In a statement to Reuters, JAMA said the auto industry was making every effort toward its goal of becoming carbon neutral by 2050. Since the goal was carbon neutrality, it was important to broaden options and not be limited to specific technologies, it said.

It was also necessary to respond to various situations and customer needs in each country and region, it said.

A Toyota spokesperson referred Reuters to JAMA.

Reuters said the final version of the document, available online, refers to Japan’s 2035 target of all new domestic car sales being “so-called electric-powered vehicles,” and specifically mentions in the main text that such vehicles include hybrids.

An earlier draft from 31 May, also available online, shows the reference to hybrids only in a footnote, Reuters said. The main text refers to the 2035 target as having all new car sales being “electric-powered vehicles”.

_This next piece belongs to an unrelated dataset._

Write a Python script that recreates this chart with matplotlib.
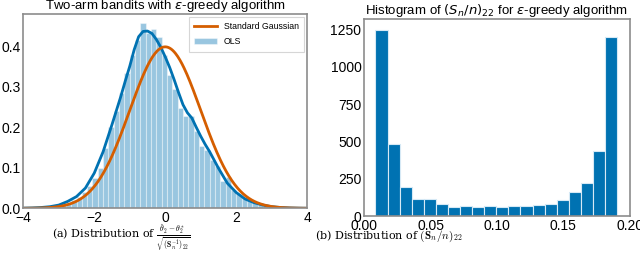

The report noted Toyota has said fossil fuels, not internal combustion engines, are the problem. As well as the hybrids it popularised more than two decades ago with the Prius, it also champions hydrogen technology, although that has so far not caught on the way battery-electric cars have.

Hybrids, including plug-in hybrids, accounted for almost 44% of the new passenger cars sold in Japan last year, while battery electric vehicles accounted for less than 1%, according to data from the Japan Automobile Dealers Association.